◆ **Data extract**:
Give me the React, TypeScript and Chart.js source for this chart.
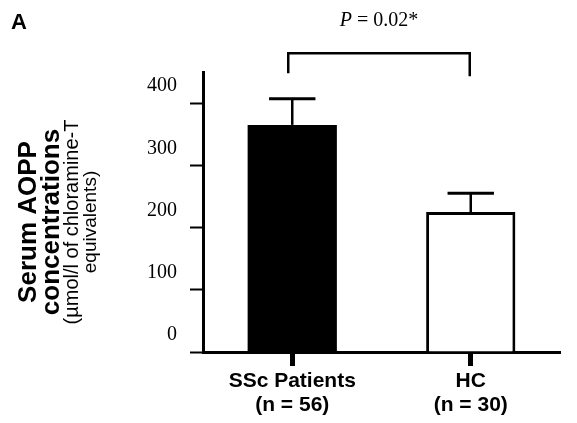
import React, { useEffect, useRef } from 'react';
import { Chart, registerables } from 'chart.js';

Chart.register(...registerables);

const categories = [['SSc Patients', '(n = 56)'], ['HC', '(n = 30)']];
const means = [365, 225];
const errors = [42, 30];
const yTicks = [0, 100, 200, 300, 400];
const fillColors = ['#000000', '#ffffff'];
const borderWidths = [0, 3];
const pValueText = ' = 0.02*';
const titleLines = ['Serum AOPP', 'concentrations', '(\u00b5mol/l of chloramine-T', 'equivalents)'];

const SANS = '"Liberation Sans", Arial, sans-serif';
const SERIF = '"Liberation Serif", "Times New Roman", serif';

export default function App() {
  const ref = useRef<HTMLCanvasElement>(null);

  useEffect(() => {
    const canvas = ref.current;
    if (!canvas) return;

    const annot = {
      id: 'annot',
      afterDatasetsDraw(chart: any) {
        const ctx = chart.ctx as CanvasRenderingContext2D;
        const xs = chart.scales.x;
        const ys = chart.scales.y;
        const meta = chart.getDatasetMeta(0);
        ctx.save();
        ctx.strokeStyle = '#000';
        ctx.lineCap = 'butt';
        meta.data.forEach((bar: any, i: number) => {
          const { x, width } = bar.getProps(['x', 'width'], true);
          const base = ys.getPixelForValue(means[i]);
          const top = ys.getPixelForValue(means[i] + errors[i]);
          ctx.lineWidth = 2.5;
          ctx.beginPath();
          ctx.moveTo(x, base);
          ctx.lineTo(x, top);
          ctx.stroke();
          const half = width * 0.26;
          ctx.lineWidth = 3;
          ctx.beginPath();
          ctx.moveTo(x - half, top);
          ctx.lineTo(x + half, top);
          ctx.stroke();
        });

        // significance bracket
        const lx = xs.getPixelForValue(0) - 4;
        const rx = xs.getPixelForValue(1) - 1;
        const by = ys.getPixelForValue(480);
        ctx.lineWidth = 2.5;
        ctx.beginPath();
        ctx.moveTo(lx, ys.getPixelForValue(448));
        ctx.lineTo(lx, by);
        ctx.lineTo(rx, by);
        ctx.lineTo(rx, ys.getPixelForValue(443));
        ctx.stroke();

        // P value text
        const cy = ys.getPixelForValue(533);
        const cx = (lx + rx) / 2;
        ctx.fillStyle = '#000';
        ctx.textBaseline = 'middle';
        ctx.textAlign = 'left';
        ctx.font = `italic 20px ${SERIF}`;
        const wP = ctx.measureText('P').width;
        ctx.font = `20px ${SERIF}`;
        const wR = ctx.measureText(pValueText).width;
        const sx = cx - (wP + wR) / 2;
        ctx.font = `italic 20px ${SERIF}`;
        ctx.fillText('P', sx, cy);
        ctx.font = `20px ${SERIF}`;
        ctx.fillText(pValueText, sx + wP, cy);

        // panel letter
        ctx.font = `bold 22px ${SANS}`;
        ctx.textBaseline = 'middle';
        ctx.fillText('A', 11, 23);

        // y-axis title (rotated, mixed fonts)
        const midY = 222;
        ctx.translate(0, midY);
        ctx.rotate(-Math.PI / 2);
        ctx.textAlign = 'center';
        ctx.textBaseline = 'alphabetic';
        const specs = [
          { font: `bold 26px ${SANS}`, base: 36 },
          { font: `bold 26px ${SANS}`, base: 59 },
          { font: `20px ${SANS}`, base: 78 },
          { font: `19px ${SANS}`, base: 96 },
        ];
        titleLines.forEach((t, i) => {
          ctx.font = specs[i].font;
          ctx.fillText(t, 0, specs[i].base);
        });
        ctx.restore();
      },
    };

    const chart = new Chart(canvas, {
      type: 'bar',
      data: {
        labels: categories,
        datasets: [
          {
            data: means,
            backgroundColor: fillColors,
            borderColor: '#000',
            borderWidth: borderWidths,
            borderSkipped: 'start',
            barPercentage: 0.5,
            categoryPercentage: 1,
          },
        ],
      },
      options: {
        responsive: false,
        animation: false,
        devicePixelRatio: 1,
        layout: { padding: { left: 0, right: 17, top: 72, bottom: 0 } },
        plugins: {
          legend: { display: false },
          tooltip: { enabled: false },
        },
        scales: {
          x: {
            afterFit(s: any) {
              s.height = 71;
            },
            ticks: {
              color: '#000',
              padding: 3,
              font: { family: SANS, size: 21, weight: 'bold', lineHeight: 24 / 21 },
            },
            grid: {
              drawOnChartArea: false,
              offset: false,
              tickLength: 14,
              tickWidth: 5,
              tickColor: '#000',
            },
            border: { color: '#000', width: 3 },
          },
          y: {
            min: 0,
            max: 450,
            afterFit(s: any) {
              s.width = 203;
            },
            afterBuildTicks(s: any) {
              s.ticks = yTicks.map((v) => ({ value: v }));
            },
            ticks: {
              color: '#000',
              padding: 13,
              labelOffset: -17,
              font: { family: SERIF, size: 20 },
            },
            grid: {
              drawOnChartArea: false,
              tickLength: 13,
              tickWidth: 2,
              tickColor: '#000',
            },
            border: { color: '#000', width: 3 },
          },
        },
      },
      plugins: [annot],
    } as any);

    return () => chart.destroy();
  }, []);

  return (
    <div style={{ position: 'fixed', left: 0, top: 0, width: 577, height: 423, background: '#fff' }}>
      <canvas ref={ref} width={577} height={423} style={{ display: 'block' }} />
    </div>
  );
}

◆ **Given problem**:
Write out the material above once more, exactly as it reads, with no pictures.

◆ **Task response**:
Give me the React, TypeScript and Chart.js source for this chart.
import React, { useEffect, useRef } from 'react';
import { Chart, registerables } from 'chart.js';

Chart.register(...registerables);

const categories = [['SSc Patients', '(n = 56)'], ['HC', '(n = 30)']];
const means = [365, 225];
const errors = [42, 30];
const yTicks = [0, 100, 200, 300, 400];
const fillColors = ['#000000', '#ffffff'];
const borderWidths = [0, 3];
const pValueText = ' = 0.02*';
const titleLines = ['Serum AOPP', 'concentrations', '(\u00b5mol/l of chloramine-T', 'equivalents)'];

const SANS = '"Liberation Sans", Arial, sans-serif';
const SERIF = '"Liberation Serif", "Times New Roman", serif';

export default function App() {
  const ref = useRef<HTMLCanvasElement>(null);

  useEffect(() => {
    const canvas = ref.current;
    if (!canvas) return;

    const annot = {
      id: 'annot',
      afterDatasetsDraw(chart: any) {
        const ctx = chart.ctx as CanvasRenderingContext2D;
        const xs = chart.scales.x;
        const ys = chart.scales.y;
        const meta = chart.getDatasetMeta(0);
        ctx.save();
        ctx.strokeStyle = '#000';
        ctx.lineCap = 'butt';
        meta.data.forEach((bar: any, i: number) => {
          const { x, width } = bar.getProps(['x', 'width'], true);
          const base = ys.getPixelForValue(means[i]);
          const top = ys.getPixelForValue(means[i] + errors[i]);
          ctx.lineWidth = 2.5;
          ctx.beginPath();
          ctx.moveTo(x, base);
          ctx.lineTo(x, top);
          ctx.stroke();
          const half = width * 0.26;
          ctx.lineWidth = 3;
          ctx.beginPath();
          ctx.moveTo(x - half, top);
          ctx.lineTo(x + half, top);
          ctx.stroke();
        });

        // significance bracket
        const lx = xs.getPixelForValue(0) - 4;
        const rx = xs.getPixelForValue(1) - 1;
        const by = ys.getPixelForValue(480);
        ctx.lineWidth = 2.5;
        ctx.beginPath();
        ctx.moveTo(lx, ys.getPixelForValue(448));
        ctx.lineTo(lx, by);
        ctx.lineTo(rx, by);
        ctx.lineTo(rx, ys.getPixelForValue(443));
        ctx.stroke();

        // P value text
        const cy = ys.getPixelForValue(533);
        const cx = (lx + rx) / 2;
        ctx.fillStyle = '#000';
        ctx.textBaseline = 'middle';
        ctx.textAlign = 'left';
        ctx.font = `italic 20px ${SERIF}`;
        const wP = ctx.measureText('P').width;
        ctx.font = `20px ${SERIF}`;
        const wR = ctx.measureText(pValueText).width;
        const sx = cx - (wP + wR) / 2;
        ctx.font = `italic 20px ${SERIF}`;
        ctx.fillText('P', sx, cy);
        ctx.font = `20px ${SERIF}`;
        ctx.fillText(pValueText, sx + wP, cy);

        // panel letter
        ctx.font = `bold 22px ${SANS}`;
        ctx.textBaseline = 'middle';
        ctx.fillText('A', 11, 23);

        // y-axis title (rotated, mixed fonts)
        const midY = 222;
        ctx.translate(0, midY);
        ctx.rotate(-Math.PI / 2);
        ctx.textAlign = 'center';
        ctx.textBaseline = 'alphabetic';
        const specs = [
          { font: `bold 26px ${SANS}`, base: 36 },
          { font: `bold 26px ${SANS}`, base: 59 },
          { font: `20px ${SANS}`, base: 78 },
          { font: `19px ${SANS}`, base: 96 },
        ];
        titleLines.forEach((t, i) => {
          ctx.font = specs[i].font;
          ctx.fillText(t, 0, specs[i].base);
        });
        ctx.restore();
      },
    };

    const chart = new Chart(canvas, {
      type: 'bar',
      data: {
        labels: categories,
        datasets: [
          {
            data: means,
            backgroundColor: fillColors,
            borderColor: '#000',
            borderWidth: borderWidths,
            borderSkipped: 'start',
            barPercentage: 0.5,
            categoryPercentage: 1,
          },
        ],
      },
      options: {
        responsive: false,
        animation: false,
        devicePixelRatio: 1,
        layout: { padding: { left: 0, right: 17, top: 72, bottom: 0 } },
        plugins: {
          legend: { display: false },
          tooltip: { enabled: false },
        },
        scales: {
          x: {
            afterFit(s: any) {
              s.height = 71;
            },
            ticks: {
              color: '#000',
              padding: 3,
              font: { family: SANS, size: 21, weight: 'bold', lineHeight: 24 / 21 },
            },
            grid: {
              drawOnChartArea: false,
              offset: false,
              tickLength: 14,
              tickWidth: 5,
              tickColor: '#000',
            },
            border: { color: '#000', width: 3 },
          },
          y: {
            min: 0,
            max: 450,
            afterFit(s: any) {
              s.width = 203;
            },
            afterBuildTicks(s: any) {
              s.ticks = yTicks.map((v) => ({ value: v }));
            },
            ticks: {
              color: '#000',
              padding: 13,
              labelOffset: -17,
              font: { family: SERIF, size: 20 },
            },
            grid: {
              drawOnChartArea: false,
              tickLength: 13,
              tickWidth: 2,
              tickColor: '#000',
            },
            border: { color: '#000', width: 3 },
          },
        },
      },
      plugins: [annot],
    } as any);

    return () => chart.destroy();
  }, []);

  return (
    <div style={{ position: 'fixed', left: 0, top: 0, width: 577, height: 423, background: '#fff' }}>
      <canvas ref={ref} width={577} height={423} style={{ display: 'block' }} />
    </div>
  );
}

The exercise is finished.